The term implicit crowdsourcing is an already established term. It refers to approaches where users do not necessarily know they are contributing. In other words, users do not necessarily know that their actions are being crowdsourced. In order to create such an approach, the crowdsourcing component needs to be inserted into an existing user workflow that users would perform regardless if their actions are being crowdsourced or not. The most famous example is without doubt reCaptcha, that provided a CAPTCHA (“Completely Automated Public Turing test to tell Computers and Humans Apart”) system that has the useful “side” effect of allowing the OCRization of texts that could not properly be OCRized by state-of-the-art OCR algorithms. CAPTCHA system are meant to test if a user is indeed human in order to, among other things, prevent automatic bots to register on websites and publish or advert inadequate content. By creating such a CAPTCHA system, the reCaptcha initiative provided a useful service for an existing workflow while creating an unparalleled workforce for the highly-precise manual OCRization of texts difficult to recognize automatically. Another famous initiative is Duolinguo which, by providing a language learning platform, crowdsources translations that are later sold to third parties. By using an existing user workflow (language learning) an unparalleled workforce is once more obtained to create datasets (translation datasets). In enetCollect, implicit approaches are aiming for a similar result but for a far larger and more diversified type of datasets. Such approaches also aim at creating an endless source of exercise content.
The term explicit crowdsourcing, on the other hand, has been coined in enetCollect as an opposition to implicit crowdsourcing. It refers to approaches where users are willingly contributing to create an output that is of common interest for a large number of persons. The most famous explicit approach is without doubts the one adopted by Wikipedia which has managed to redefine over time the well-established landscape of encyclopedias. Contrarily to implicit approaches, explicit ones need to create or upgrade an existing user workflow to allow the crowd to collaborate in a coordinated fashion. Also, the legal aspects regarding the created data are to be carefully crafted to avoid issues related to Intellectual Property Rights (IPRs). In enetCollect, explicit crowdsourcing approaches will focus on collaboratively creating material that directly or indirectly benefit language learning. It is worth noting that the concept of explicit crowdsourcing is fairly similar to the one of referred often as “Wisdom of the crowd”.

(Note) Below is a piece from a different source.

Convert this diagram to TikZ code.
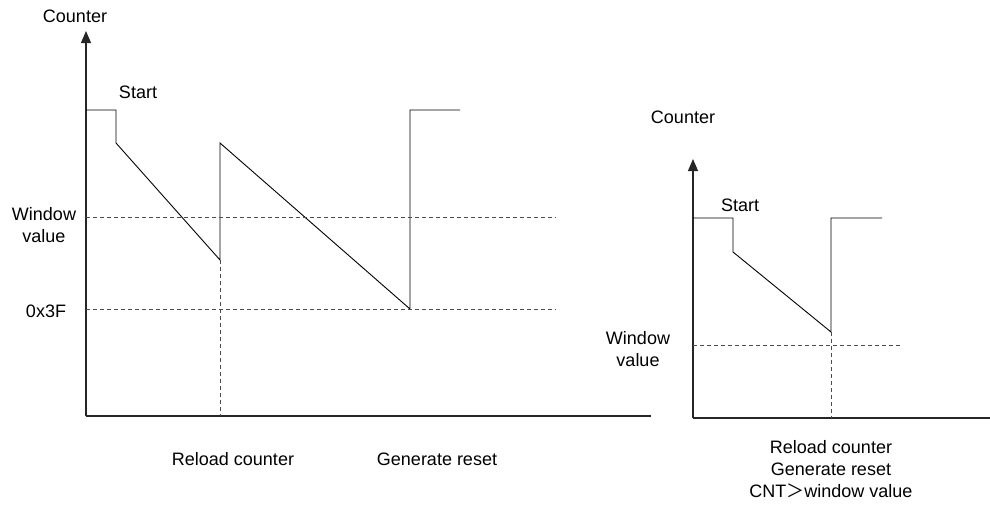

Whereas the differences between explicit approaches such as the one of Wikipedia and implicit approaches such as the one of reCaptcha should be clear to most people, there are some use cases where the boundary can be fairly fuzzy. For example, crowdsourcing on teachers actions when they correct student essays through a digital platform can be a fairly effective way to obtain (pre-)annotated learner corpora. In such a case, the first purpose of the actions of the teachers are meant to correct essays and not to create a (pre-)annotated learner corpus. As such, the crowd doesn’t need to be informed of its participation and the approach could be labeled as implicit crowdsourcing. However, making the crowd aware of the crowdsourcing initiative should not harm the process since the main goal of the teacher actions is still to provide feedback to students and, by knowing that the data will be re-used for other purposes, teachers might actually be even more motivated in doing an even finer and more thorough job. Also, because student essays can contain very sensitive data, legal issues might arise and an explicit consent of the crowd would be necessary to avoid any problems. Last but not least, because such a crowdsourcing approach requires that teachers correct copies in a very coordinated and standardized way, such an approach can hardly be achieved without explicitly training them somehow. For all these reasons, despite being in principle an implicit crowdsourcing approach, such an approach has many aspects related to explicit crowdsourcing.
Because such use cases do exist, the border between implicit and explicit will always be fuzzy. The reason we decided to make two different working groups to handle separately implicit and explicit approaches is merely a pragmatic, people-oriented, one. Indeed, even though many members will be interested in both types of approaches, many will only be interested by only one side. For example, NLP researchers are very likely to only be interested in implicit crowdsourcing whereas stakeholders interested in creating language learning lesson (e.g. editors or teachers) are more likely to be only interested in explicit approaches. Having both types of approaches handled by a single working group would thus have resulted in WG meetings where at numerous occasions a large part of the audience has no interest and/or expertise for what is being presented and discussed. We thus created a binary categorization of the approaches so that the working groups have more homogeneous interest and expertise. We also ensure that members interested in participating in both working groups will have the possibility to do so by, among other things, ensuring that their meetings are never run in parallel. Shared or overlapping sessions between the two working groups are also foreseen is the future.